--- begin ---
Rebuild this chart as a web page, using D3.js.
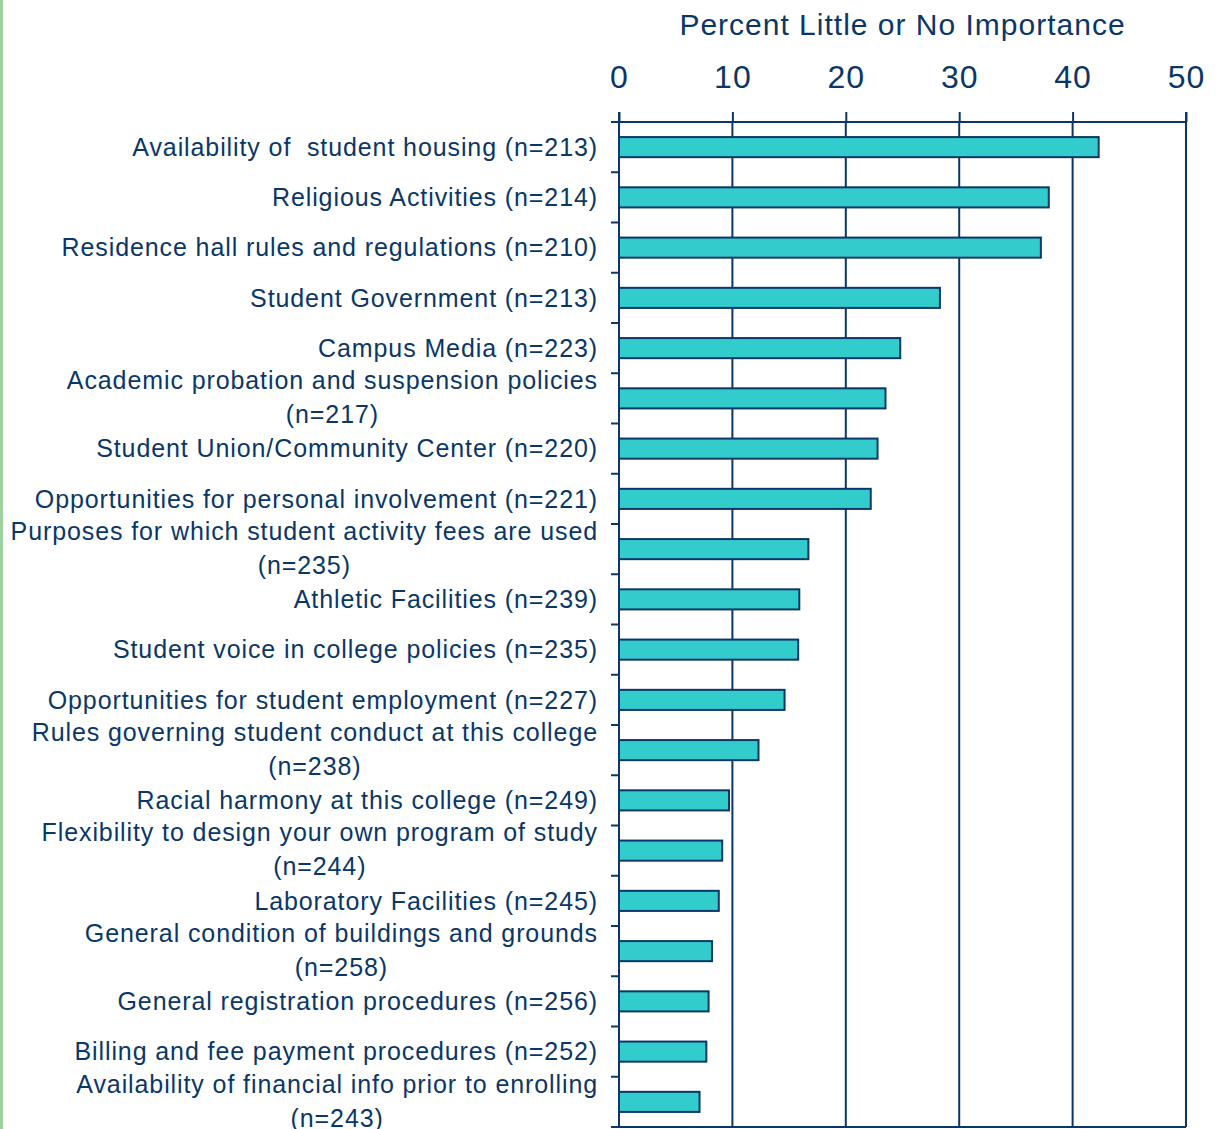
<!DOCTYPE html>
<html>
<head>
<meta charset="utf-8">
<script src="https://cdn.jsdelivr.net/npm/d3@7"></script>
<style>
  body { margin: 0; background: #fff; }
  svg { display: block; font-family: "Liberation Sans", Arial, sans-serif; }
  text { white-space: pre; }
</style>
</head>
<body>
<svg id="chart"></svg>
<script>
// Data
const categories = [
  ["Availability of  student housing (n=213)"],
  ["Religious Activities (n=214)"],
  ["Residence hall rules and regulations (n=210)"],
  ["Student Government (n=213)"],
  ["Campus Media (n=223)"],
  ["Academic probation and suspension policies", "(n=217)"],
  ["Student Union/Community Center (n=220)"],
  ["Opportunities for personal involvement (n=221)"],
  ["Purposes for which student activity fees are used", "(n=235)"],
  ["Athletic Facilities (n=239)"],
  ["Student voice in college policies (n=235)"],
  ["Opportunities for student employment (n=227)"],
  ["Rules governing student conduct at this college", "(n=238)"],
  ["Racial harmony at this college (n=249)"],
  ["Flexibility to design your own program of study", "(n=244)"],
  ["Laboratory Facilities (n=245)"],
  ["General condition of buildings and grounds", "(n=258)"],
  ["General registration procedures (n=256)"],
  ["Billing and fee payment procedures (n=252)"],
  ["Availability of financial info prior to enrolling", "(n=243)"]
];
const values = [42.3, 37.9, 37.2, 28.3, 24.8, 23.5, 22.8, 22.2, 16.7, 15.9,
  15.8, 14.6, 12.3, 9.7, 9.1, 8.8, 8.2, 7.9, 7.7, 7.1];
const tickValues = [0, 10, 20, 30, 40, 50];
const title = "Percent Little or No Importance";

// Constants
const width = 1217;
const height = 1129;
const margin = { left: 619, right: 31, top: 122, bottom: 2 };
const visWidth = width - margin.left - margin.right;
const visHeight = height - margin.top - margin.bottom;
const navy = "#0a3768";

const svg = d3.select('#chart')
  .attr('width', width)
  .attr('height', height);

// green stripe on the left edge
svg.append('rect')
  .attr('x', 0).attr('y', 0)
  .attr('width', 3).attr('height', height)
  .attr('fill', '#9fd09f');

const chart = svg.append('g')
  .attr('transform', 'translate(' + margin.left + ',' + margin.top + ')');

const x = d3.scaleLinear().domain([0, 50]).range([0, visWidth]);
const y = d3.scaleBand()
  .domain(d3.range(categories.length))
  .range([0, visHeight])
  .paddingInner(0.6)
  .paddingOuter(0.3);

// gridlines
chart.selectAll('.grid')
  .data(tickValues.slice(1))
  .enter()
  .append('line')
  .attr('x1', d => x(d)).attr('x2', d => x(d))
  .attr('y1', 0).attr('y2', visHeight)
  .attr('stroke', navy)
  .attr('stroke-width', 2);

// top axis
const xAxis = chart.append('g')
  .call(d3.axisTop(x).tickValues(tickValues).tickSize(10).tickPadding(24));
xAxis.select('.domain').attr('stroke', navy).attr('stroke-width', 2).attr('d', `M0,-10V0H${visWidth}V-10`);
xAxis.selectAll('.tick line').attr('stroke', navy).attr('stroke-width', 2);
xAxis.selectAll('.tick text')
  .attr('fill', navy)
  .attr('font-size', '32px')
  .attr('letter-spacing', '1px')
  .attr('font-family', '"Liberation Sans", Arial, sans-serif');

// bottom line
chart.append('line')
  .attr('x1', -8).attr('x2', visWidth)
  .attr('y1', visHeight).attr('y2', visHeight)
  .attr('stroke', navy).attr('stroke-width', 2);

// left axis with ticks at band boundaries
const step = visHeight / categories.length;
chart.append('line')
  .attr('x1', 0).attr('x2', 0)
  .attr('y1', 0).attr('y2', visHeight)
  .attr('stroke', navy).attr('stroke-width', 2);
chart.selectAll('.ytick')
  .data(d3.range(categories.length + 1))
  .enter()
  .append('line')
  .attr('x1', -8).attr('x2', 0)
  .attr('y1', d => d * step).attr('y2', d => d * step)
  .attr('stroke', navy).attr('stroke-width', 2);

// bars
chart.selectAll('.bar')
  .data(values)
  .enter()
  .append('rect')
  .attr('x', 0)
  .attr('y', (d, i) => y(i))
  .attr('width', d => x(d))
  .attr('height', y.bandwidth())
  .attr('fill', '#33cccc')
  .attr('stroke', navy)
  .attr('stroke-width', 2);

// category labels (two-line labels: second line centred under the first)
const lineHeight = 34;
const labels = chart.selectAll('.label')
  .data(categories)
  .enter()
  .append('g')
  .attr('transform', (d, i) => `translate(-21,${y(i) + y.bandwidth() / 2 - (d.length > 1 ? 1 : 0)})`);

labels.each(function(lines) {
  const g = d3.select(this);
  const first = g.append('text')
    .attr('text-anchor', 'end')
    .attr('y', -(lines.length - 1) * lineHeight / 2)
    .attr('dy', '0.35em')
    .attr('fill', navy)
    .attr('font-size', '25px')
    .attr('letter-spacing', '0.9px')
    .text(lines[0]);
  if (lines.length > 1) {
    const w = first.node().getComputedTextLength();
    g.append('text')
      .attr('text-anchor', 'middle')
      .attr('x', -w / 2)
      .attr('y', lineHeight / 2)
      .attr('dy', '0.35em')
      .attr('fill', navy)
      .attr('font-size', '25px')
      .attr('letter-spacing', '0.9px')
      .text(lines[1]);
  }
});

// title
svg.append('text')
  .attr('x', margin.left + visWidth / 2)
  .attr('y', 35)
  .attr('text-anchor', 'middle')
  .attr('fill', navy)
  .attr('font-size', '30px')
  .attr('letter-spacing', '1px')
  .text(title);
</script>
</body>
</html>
--- end ---
> _Work required_
Transcribe the listing in full. Omit the pictures and keep every line exact.

> _Final result_
Rebuild this chart as a web page, using D3.js.
<!DOCTYPE html>
<html>
<head>
<meta charset="utf-8">
<script src="https://cdn.jsdelivr.net/npm/d3@7"></script>
<style>
  body { margin: 0; background: #fff; }
  svg { display: block; font-family: "Liberation Sans", Arial, sans-serif; }
  text { white-space: pre; }
</style>
</head>
<body>
<svg id="chart"></svg>
<script>
// Data
const categories = [
  ["Availability of  student housing (n=213)"],
  ["Religious Activities (n=214)"],
  ["Residence hall rules and regulations (n=210)"],
  ["Student Government (n=213)"],
  ["Campus Media (n=223)"],
  ["Academic probation and suspension policies", "(n=217)"],
  ["Student Union/Community Center (n=220)"],
  ["Opportunities for personal involvement (n=221)"],
  ["Purposes for which student activity fees are used", "(n=235)"],
  ["Athletic Facilities (n=239)"],
  ["Student voice in college policies (n=235)"],
  ["Opportunities for student employment (n=227)"],
  ["Rules governing student conduct at this college", "(n=238)"],
  ["Racial harmony at this college (n=249)"],
  ["Flexibility to design your own program of study", "(n=244)"],
  ["Laboratory Facilities (n=245)"],
  ["General condition of buildings and grounds", "(n=258)"],
  ["General registration procedures (n=256)"],
  ["Billing and fee payment procedures (n=252)"],
  ["Availability of financial info prior to enrolling", "(n=243)"]
];
const values = [42.3, 37.9, 37.2, 28.3, 24.8, 23.5, 22.8, 22.2, 16.7, 15.9,
  15.8, 14.6, 12.3, 9.7, 9.1, 8.8, 8.2, 7.9, 7.7, 7.1];
const tickValues = [0, 10, 20, 30, 40, 50];
const title = "Percent Little or No Importance";

// Constants
const width = 1217;
const height = 1129;
const margin = { left: 619, right: 31, top: 122, bottom: 2 };
const visWidth = width - margin.left - margin.right;
const visHeight = height - margin.top - margin.bottom;
const navy = "#0a3768";

const svg = d3.select('#chart')
  .attr('width', width)
  .attr('height', height);

// green stripe on the left edge
svg.append('rect')
  .attr('x', 0).attr('y', 0)
  .attr('width', 3).attr('height', height)
  .attr('fill', '#9fd09f');

const chart = svg.append('g')
  .attr('transform', 'translate(' + margin.left + ',' + margin.top + ')');

const x = d3.scaleLinear().domain([0, 50]).range([0, visWidth]);
const y = d3.scaleBand()
  .domain(d3.range(categories.length))
  .range([0, visHeight])
  .paddingInner(0.6)
  .paddingOuter(0.3);

// gridlines
chart.selectAll('.grid')
  .data(tickValues.slice(1))
  .enter()
  .append('line')
  .attr('x1', d => x(d)).attr('x2', d => x(d))
  .attr('y1', 0).attr('y2', visHeight)
  .attr('stroke', navy)
  .attr('stroke-width', 2);

// top axis
const xAxis = chart.append('g')
  .call(d3.axisTop(x).tickValues(tickValues).tickSize(10).tickPadding(24));
xAxis.select('.domain').attr('stroke', navy).attr('stroke-width', 2).attr('d', `M0,-10V0H${visWidth}V-10`);
xAxis.selectAll('.tick line').attr('stroke', navy).attr('stroke-width', 2);
xAxis.selectAll('.tick text')
  .attr('fill', navy)
  .attr('font-size', '32px')
  .attr('letter-spacing', '1px')
  .attr('font-family', '"Liberation Sans", Arial, sans-serif');

// bottom line
chart.append('line')
  .attr('x1', -8).attr('x2', visWidth)
  .attr('y1', visHeight).attr('y2', visHeight)
  .attr('stroke', navy).attr('stroke-width', 2);

// left axis with ticks at band boundaries
const step = visHeight / categories.length;
chart.append('line')
  .attr('x1', 0).attr('x2', 0)
  .attr('y1', 0).attr('y2', visHeight)
  .attr('stroke', navy).attr('stroke-width', 2);
chart.selectAll('.ytick')
  .data(d3.range(categories.length + 1))
  .enter()
  .append('line')
  .attr('x1', -8).attr('x2', 0)
  .attr('y1', d => d * step).attr('y2', d => d * step)
  .attr('stroke', navy).attr('stroke-width', 2);

// bars
chart.selectAll('.bar')
  .data(values)
  .enter()
  .append('rect')
  .attr('x', 0)
  .attr('y', (d, i) => y(i))
  .attr('width', d => x(d))
  .attr('height', y.bandwidth())
  .attr('fill', '#33cccc')
  .attr('stroke', navy)
  .attr('stroke-width', 2);

// category labels (two-line labels: second line centred under the first)
const lineHeight = 34;
const labels = chart.selectAll('.label')
  .data(categories)
  .enter()
  .append('g')
  .attr('transform', (d, i) => `translate(-21,${y(i) + y.bandwidth() / 2 - (d.length > 1 ? 1 : 0)})`);

labels.each(function(lines) {
  const g = d3.select(this);
  const first = g.append('text')
    .attr('text-anchor', 'end')
    .attr('y', -(lines.length - 1) * lineHeight / 2)
    .attr('dy', '0.35em')
    .attr('fill', navy)
    .attr('font-size', '25px')
    .attr('letter-spacing', '0.9px')
    .text(lines[0]);
  if (lines.length > 1) {
    const w = first.node().getComputedTextLength();
    g.append('text')
      .attr('text-anchor', 'middle')
      .attr('x', -w / 2)
      .attr('y', lineHeight / 2)
      .attr('dy', '0.35em')
      .attr('fill', navy)
      .attr('font-size', '25px')
      .attr('letter-spacing', '0.9px')
      .text(lines[1]);
  }
});

// title
svg.append('text')
  .attr('x', margin.left + visWidth / 2)
  .attr('y', 35)
  .attr('text-anchor', 'middle')
  .attr('fill', navy)
  .attr('font-size', '30px')
  .attr('letter-spacing', '1px')
  .text(title);
</script>
</body>
</html>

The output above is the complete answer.